210 S. A first terminal performs processing regarding measurement of an adjacent link when measurement information of a serving link meets a first criterion. The serving link is a link between the first terminal and a serving device. The adjacent link is a link between the first terminal and an adjacent device. The serving device and/or the adjacent device is a relay terminal.

Exemplarily, the serving device in embodiments of the disclosure may include a network device of a serving cell where the first terminal is located or a serving relay terminal of the first terminal. The serving relay terminal may be a relay terminal between the first terminal and a second terminal, i.e., the serving relay terminal may be used for terminal-to-terminal relay (UE-to-UE relay). Alternatively, the serving relay terminal may be a relay terminal between the first terminal and the network device of the serving cell where the first terminal is located, i.e., the serving relay terminal may be used for terminal-to-network relay (UE-to-NW relay).

Exemplarily, the adjacent device in embodiments of the disclosure may include a network device of a neighboring cell of the serving cell where the first terminal is located or a relay terminal corresponding to the first terminal. The relay terminal corresponding to the first terminal may be another terminal that can be used to relay for the first terminal. For example, the relay terminal may be another relay terminal other than a serving relay terminal between the first terminal and the network device of the serving cell, or another relay terminal other than a serving relay terminal between the first terminal and the second terminal, or a relay terminal between the first terminal and the network device of the neighboring cell.

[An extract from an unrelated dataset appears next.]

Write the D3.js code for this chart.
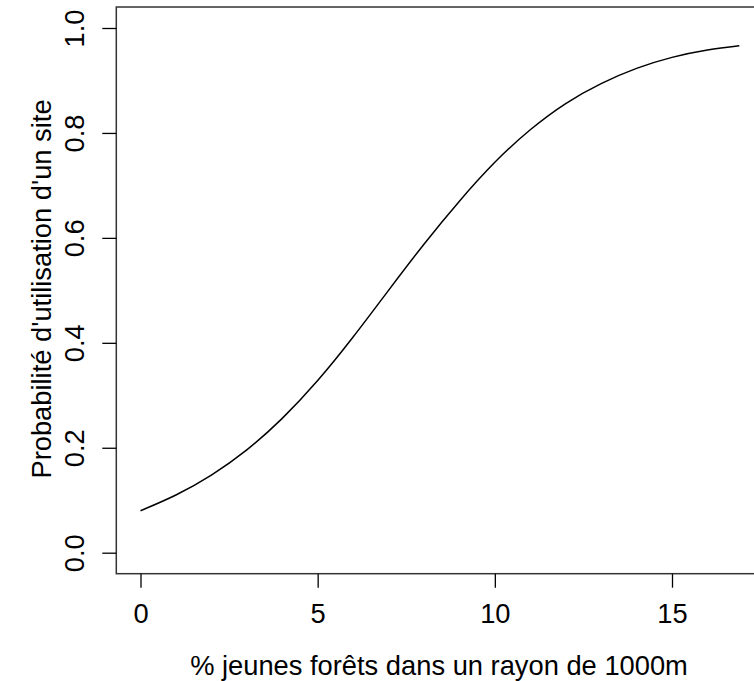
<!DOCTYPE html>
<html>
<head>
<meta charset="utf-8">
<script src="https://cdn.jsdelivr.net/npm/d3@7"></script>
<style>
  html, body { margin: 0; padding: 0; background: #fff; }
  svg { display: block; }
  text { font-family: "Liberation Sans", Arial, sans-serif; fill: #000; }
</style>
</head>
<body>
<script>
// Data
const xValues = [0, 1, 2, 3, 4, 5, 6, 7, 8, 9, 10, 11, 12, 13, 14, 15, 16, 16.9];
const probValues = [0.080, 0.110, 0.148, 0.196, 0.256, 0.328, 0.411, 0.500, 0.588, 0.670, 0.744, 0.806, 0.856, 0.894, 0.923, 0.944, 0.958, 0.966];
const xTicks = [0, 5, 10, 15];
const yTicks = [0.0, 0.2, 0.4, 0.6, 0.8, 1.0];
const xTitle = "% jeunes forêts dans un rayon de 1000m";
const yTitle = "Probabilité d'utilisation d'un site";

const W = 754, H = 681;
const svg = d3.select("body").append("svg").attr("width", W).attr("height", H);
svg.append("rect").attr("width", W).attr("height", H).attr("fill", "#fff");

const x = d3.scaleLinear().domain([0, 15]).range([140.5, 672]);
const y = d3.scaleLinear().domain([0, 1]).range([552.7, 28]);

const xMin = -0.683, xMax = 17.75;
const yMin = -0.04, yMax = 1.04;
const fs = 27.3;
const ff = '"Liberation Sans", Arial, sans-serif';

// Plot box
svg.append("rect")
  .attr("x", x(xMin)).attr("y", y(yMax))
  .attr("width", x(xMax) - x(xMin)).attr("height", y(yMin) - y(yMax))
  .attr("fill", "none").attr("stroke", "#333").attr("stroke-width", 1.5);

// X axis
const xAxis = d3.axisBottom(x).tickValues(xTicks).tickSize(14).tickPadding(0)
  .tickFormat(d3.format("d"));
const gx = svg.append("g").attr("transform", `translate(0,${y(yMin)})`).call(xAxis);
gx.select(".domain").remove();
gx.selectAll(".tick line").attr("stroke", "#000").attr("stroke-width", 1.3);
gx.selectAll(".tick text").attr("y", 0).attr("dy", 0)
  .attr("transform", `translate(0,${622.5 - y(yMin)})`)
  .style("font-size", fs + "px").style("font-family", ff).attr("fill", "#000");

// Y axis
const yAxis = d3.axisLeft(y).tickValues(yTicks).tickSize(14).tickPadding(0)
  .tickFormat(d3.format(".1f"));
const gy = svg.append("g").attr("transform", `translate(${x(xMin)},0)`).call(yAxis);
gy.select(".domain").remove();
gy.selectAll(".tick line").attr("stroke", "#000").attr("stroke-width", 1.3);
gy.selectAll(".tick text")
  .attr("x", 0).attr("dy", 0)
  .attr("text-anchor", "middle")
  .attr("transform", `translate(${83.5 - x(xMin)},0) rotate(-90)`)
  .style("font-size", fs + "px").style("font-family", ff).attr("fill", "#000");

// Curve
const line = d3.line().x((d, i) => x(xValues[i])).y(d => y(d)).curve(d3.curveNatural);
svg.append("path").datum(probValues)
  .attr("d", line)
  .attr("fill", "none").attr("stroke", "#000").attr("stroke-width", 1.5);

// Titles
svg.append("text").attr("x", 439).attr("y", 675).attr("text-anchor", "middle")
  .style("font-size", fs + "px").text(xTitle);
svg.append("text").attr("transform", `translate(50.5,289) rotate(-90)`).attr("text-anchor", "middle")
  .style("font-size", fs + "px").text(yTitle);
</script>
</body>
</html>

In embodiments of the disclosure, at least one of the serving device or the adjacent device is a relay terminal. That is, the method can be applied in SL relay scenarios. It can be understood that the first terminal can be a remote terminal (remote UE) in scenarios such as terminal-to-terminal relay or terminal-to-network relay.

In an exemplary scenario, the serving device is a serving relay terminal between the first terminal and the second terminal, and the adjacent device is another relay terminal between the first terminal and the second terminal.

In another exemplary scenario, the serving device is a serving relay terminal between the first terminal and the network device of the serving cell where the first terminal is located, and the adjacent device is a network device of the neighboring cell of the serving cell where the first terminal is located.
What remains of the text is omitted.